Qué tal si este es tan solo el comienzo. ¿Y si todo es
posible? ¿Y si la vida es en realidad un lienzo en blanco?

Somos pues, cachorritos, personitas. Me gusta, me divierte y
me conmueve sentir eso. Vernos como seres llenos de vida, cada cual con sus
propias particularidades, talentos, dificultades y tropiezos, todos
aprendiendo, evolucionando, sacando la lengua, revolviéndonos sobre hierba
húmeda, ensuciándonos las patas, haciéndonos heridas, lamiéndolas, dejando que
sequen y cantándoles canciones de ranas para que curen.
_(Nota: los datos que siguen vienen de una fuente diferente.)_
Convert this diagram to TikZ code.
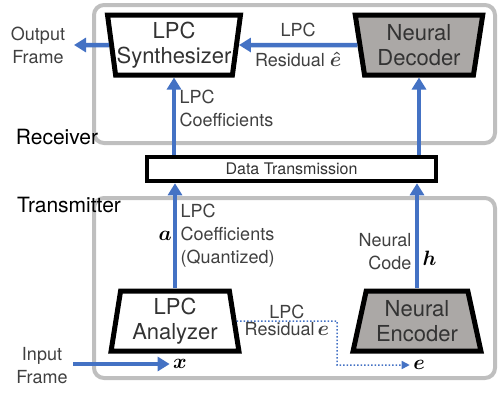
\documentclass[tikz,border=0pt]{standalone}
\usepackage{amsmath,amssymb}
\usepackage{fontspec}
\setmainfont{TeX Gyre Heros}
\usepackage{tikz}
\usetikzlibrary{arrows.meta}
\usetikzlibrary{shapes.geometric}
\definecolor{flowblue}{HTML}{4472C4}
\definecolor{boxgray}{HTML}{ABA8A6}
\definecolor{framegray}{HTML}{BFBFBF}
\newcommand{\sigsym}[1]{{\fontsize{21}{24}\selectfont$\boldsymbol{#1}$}}
\tikzset{
blk/.style={shape=trapezium, draw=black, line width=5pt, trapezium stretches=true,
  minimum width=128pt, minimum height=60pt, inner sep=1pt, align=center, text=black!80,
  font=\fontsize{22}{25}\selectfont},
lbl/.style={text=black!75, font=\fontsize{18}{23}\selectfont},
side/.style={text=black, font=\fontsize{21}{24}\selectfont},
frame/.style={draw=framegray, line width=4pt, rounded corners=10pt},
flow/.style={draw=flowblue, line width=4.5pt, -{Triangle[length=12pt,width=14pt]}},
dotflow/.style={draw=flowblue, line width=1.5pt, dotted, -{Triangle[length=8pt,width=8pt]}}}

\begin{document}
\begin{tikzpicture}[x=1pt, y=-1pt]
    \useasboundingbox (0,0) rectangle (498,400);

                \draw[frame] (94,5) rectangle (495,143);
                \draw[frame] (94,198) rectangle (495,378);
                \node[side] (rx) at (57,137) {Receiver};
                \node[side] (tx) at (69,205) {Transmitter};

                \node[blk, trapezium angle=99.5] (syn) at (174,45) {LPC\\Synthesizer};
                \node[blk, fill=boxgray, trapezium angle=99.5] (dec) at (419,45) {Neural\\Decoder};
                \node[blk, trapezium angle=81] (ana) at (175,321) {LPC\\Analyzer};
                \node[blk, fill=boxgray, trapezium angle=76] (enc) at (417,321) {Neural\\Encoder};
                \node[draw, line width=4.5pt, minimum width=289pt, minimum height=24pt, inner sep=0pt,
                      text=black!80, font=\fontsize{16}{20}\selectfont] (dt) at (291.5,169) {Data Transmission};

                \coordinate (outp) at (74,45);
                \coordinate (inp) at (73,364);
                \coordinate (bend) at (337,321);
                \node[lbl, align=center] (of) at (38,45) {Output\\Frame};
                \node[lbl, align=center] (if) at (42,366) {Input\\Frame};
                \node (x) at (180,364) {\sigsym{x}};
                \node (e) at (419,365) {\sigsym{e}};

                \draw[flow] (syn.west) -- (outp);
                \draw[flow] (dec.west) -- (syn.east) node[midway, above=3pt, lbl] {LPC}
                    node[midway, below=2pt, lbl] {Residual \sigsym{\hat{e}}};
                \draw[flow] (dt.north -| syn.south) -- (syn.south) node[pos=0.6, right, lbl, align=left] {LPC\\Coefficients};
                \draw[flow] (dt.north -| dec.south) -- (dec.south);
                \draw[flow] (ana.north) -- (dt.south -| ana.north) node[midway, right, lbl, align=left] {LPC\\Coefficients\\(Quantized)}
                    node[midway, left, inner sep=1pt] {\sigsym{a}};
                \draw[flow] (enc.north) -- (dt.south -| enc.north) node[pos=0.35, left, lbl, align=right] {Neural\\Code}
                    node[pos=0.29, right] {\sigsym{h}};
                \draw[flow] (inp) -- (x.west);
                \draw[dotflow] (ana.east) -- (bend) node[midway, above, inner sep=1pt, lbl] {LPC}
                    node[midway, below, inner sep=1pt, lbl] {Residual\,\sigsym{e}} |- (e.west);

            \end{tikzpicture}
\end{document}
No puedo dejar de creer en nosotros, sencillamente no puedo
hacerlo. Y no puedo, porque escucho nuestros corazones y nuestras mandíbulas
masticando. Puedo ver las miradas humanas y las miles de sonrisas que expresan,
unas resplandecientes, otras sin dientes, pero todas, a su manera, perfectas.
Y esa perfección no reside en la forma o apariencia, sino en
la esencia, en ese algo invisible que vibra y canta, como una melodía, una que
brota de las cuerdas de un violín, uno que hace eco y al que acompañan cientos
de voces. Voces que cantan acerca de la vida y la muerte, juntas danzando en
armonía, al son de unos tambores que retumban y te invitan a saltar y a buscar
a alguien a quien abrazar, y mirar a los ojos y decir gracias. Y en medio de la
música, los poros se abren y el sudor salpica, las risas escupen, las barrigas
truenan. Y la comida llega, comida de la tierra, comida nuestra y de todos. Las
bocas se abren, los sabores se mezclan, las muelas trituran, las narices
resoplan, contentas.
Gracias por hacer de esta vida algo tan mágico y especial.